Il caso che vede protagonista l’arsenale di Giuseppe De Benedictis, l’ex gip di Bari arrestato il 24 aprile scorso per corruzione in atti giudiziari e per detenzione illegale di armi da guerra, si infittisce sempre di più.

Le indagini degli agenti del dirigente Filippo Portoghese sono proseguite per scoprire se nella masseria di proprietà di Antonio Tannoia, imprenditore andriese e amico di vecchio data dell’ex giudice, dentro la quale De Benedictis custodiva le armi, si celassero altri segreti, e così è stato. Tramite l’utilizzo di un georadar, i poliziotti hanno scoperto una stanza nascosta nella cucina, accessibile spostando una finta parete di mattonelle. All’interno di essa erano conservate perfettamente tre fucili e tre pistole matricolate, naturalmente sequestrate per ulteriori accertamenti.

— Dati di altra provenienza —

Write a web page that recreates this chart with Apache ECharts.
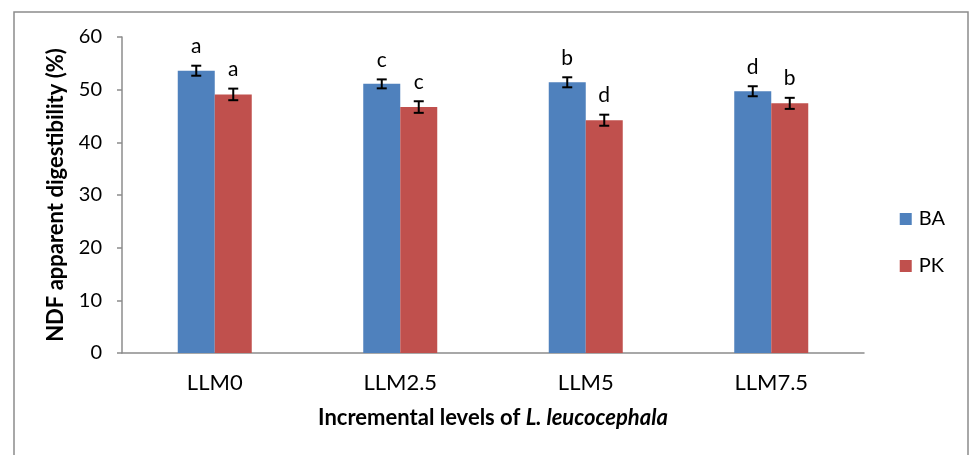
<!DOCTYPE html>
<html><head><meta charset="utf-8">
<script src="https://cdn.jsdelivr.net/npm/echarts@6/dist/echarts.min.js"></script>
<style>html,body{margin:0;padding:0;background:#fff}#c{width:970px;height:455px}</style>
</head><body><div id="c"></div>
<script>
const categories = ['LLM0', 'LLM2.5', 'LLM5', 'LLM7.5'];
const seriesNames = ['BA', 'PK'];
const baValues = [53.6, 51.1, 51.4, 49.7];
const pkValues = [49.1, 46.7, 44.2, 47.4];
const baErrors = [0.95, 0.85, 0.95, 0.95];
const pkErrors = [1.1, 1.1, 1.05, 1.05];
const baLetters = ['a', 'c', 'b', 'd'];
const pkLetters = ['a', 'c', 'd', 'b'];
const yTicks = [0, 10, 20, 30, 40, 50, 60];

const colors = ['#4F81BD', '#C0504D'];
const FONT = 'Lato, "Open Sans", sans-serif';
const BAR_W = 37;

function errSeries(idx, vals, errs, letters) {
  const data = vals.map((v, i) => [i, v, errs[i]]);
  return {
    type: 'custom', name: seriesNames[idx] + '_err', z: 10, silent: true,
    data: data,
    renderItem: function (params, api) {
      const i = api.value(0), v = api.value(1), e = api.value(2);
      const letter = letters[i];
      const off = (idx === 0 ? -1 : 1) * BAR_W / 2;
      const hi = api.coord([i, v + e]);
      const lo = api.coord([i, v - e]);
      const x = hi[0] + off;
      const cap = 5;
      const st = { stroke: '#000', lineWidth: 2 };
      return {
        type: 'group', children: [
          { type: 'line', shape: { x1: x, y1: hi[1], x2: x, y2: lo[1] }, style: st },
          { type: 'line', shape: { x1: x - cap, y1: hi[1], x2: x + cap, y2: hi[1] }, style: st },
          { type: 'line', shape: { x1: x - cap, y1: lo[1], x2: x + cap, y2: lo[1] }, style: st },
          { type: 'text', x: x, y: hi[1] - 9, style: { text: letter, fill: '#000', font: '21px ' + FONT, align: 'center', verticalAlign: 'bottom' } }
        ]
      };
    }
  };
}

const chart = echarts.init(document.getElementById('c'));
chart.setOption({
  animation: false,
  backgroundColor: '#fff',
  graphic: [{ type: 'rect', shape: { x: 14, y: 12, width: 954, height: 460 }, style: { fill: 'none', stroke: '#8c8c8c', lineWidth: 1.5 }, z: -1 }],
  grid: { left: 122, right: 106, top: 37, bottom: 102 },
  legend: {
    orient: 'vertical', right: 20, top: 204, itemWidth: 12, itemHeight: 12, itemGap: 27,
    data: seriesNames, icon: 'rect',
    textStyle: { fontFamily: FONT, fontSize: 20, color: '#000', padding: [0, 0, 0, 2] }
  },
  xAxis: {
    type: 'category', data: categories,
    axisLine: { lineStyle: { color: '#8c8c8c', width: 1.5 } },
    axisTick: { show: false },
    axisLabel: { fontFamily: FONT, fontSize: 22, color: '#000', margin: 19 },
    name: '{b|Incremental levels of }{bi|L. leucocephala}', nameLocation: 'middle', nameGap: 54,
    nameTextStyle: { fontFamily: FONT, fontSize: 22, fontWeight: 'bold', color: '#000', rich: {
      b: { fontFamily: FONT, fontSize: 22, fontWeight: 'bold', color: '#000' },
      bi: { fontFamily: FONT, fontSize: 22, fontWeight: 'bold', fontStyle: 'italic', color: '#000' } } }
  },
  yAxis: {
    type: 'value', min: 0, max: 60, interval: 10,
    axisLine: { show: true, lineStyle: { color: '#8c8c8c', width: 1.5 } },
    axisTick: { show: true, length: 5, lineStyle: { color: '#8c8c8c', width: 1.5 } },
    splitLine: { show: false },
    axisLabel: { fontFamily: FONT, fontSize: 20, color: '#000', margin: 20,
      formatter: v => yTicks.includes(v) ? String(v) : '' },
    name: 'NDF apparent digestibility (%)', nameLocation: 'middle', nameGap: 55,
    nameTextStyle: { fontFamily: FONT, fontSize: 22, fontWeight: 'bold', color: '#000' }
  },
  series: [
    { type: 'bar', name: 'BA', data: baValues, barWidth: BAR_W, barGap: '0%', itemStyle: { color: colors[0] } },
    { type: 'bar', name: 'PK', data: pkValues, barWidth: BAR_W, barGap: '0%', itemStyle: { color: colors[1] } },
    errSeries(0, baValues, baErrors, baLetters),
    errSeries(1, pkValues, pkErrors, pkLetters)
  ]
});
</script></body></html>
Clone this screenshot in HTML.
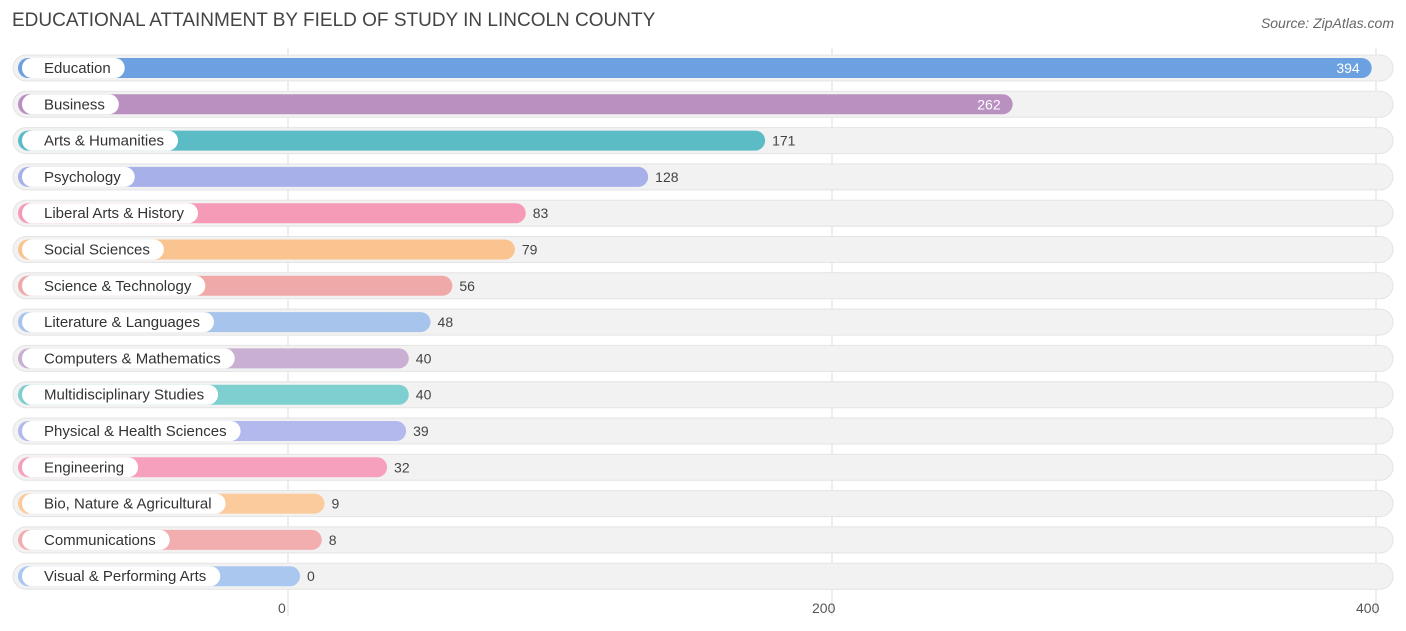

“Il dottore stava in una situazione in cui poteva prendere… vendeva e acquistava, vendeva e acquistava. Le armi venivano tutte da fuori, tramite contatti con San Marino”. Così diceva De Benedictis al caporal maggiore dell’Esercito Antonio Serafino il 30 novembre scorso, riferendosi a Tannoia e chiamandolo “dottore”,  discutendo della sua passione per le armi e della sua grande capacità di procurarsene sempre di nuove, per poi conservarle nella masseria di Andria assieme a quelle dell’ex gip barese.

Dopo essersi dichiarato estraneo ai fatti ed ignaro della presenza delle armi nella sua masseria addossando la colpa a De Benedictis, Tannoia è stato arrestato in flagranza di reato: “Tanto ha la roba sua là. Se cadi tu, cade pure lui” – si dicevano in delle frasi intercettate De Benedictis e Serafino il giorno precedente all’arresto dell’ex gip, riferendosi a Tannoia.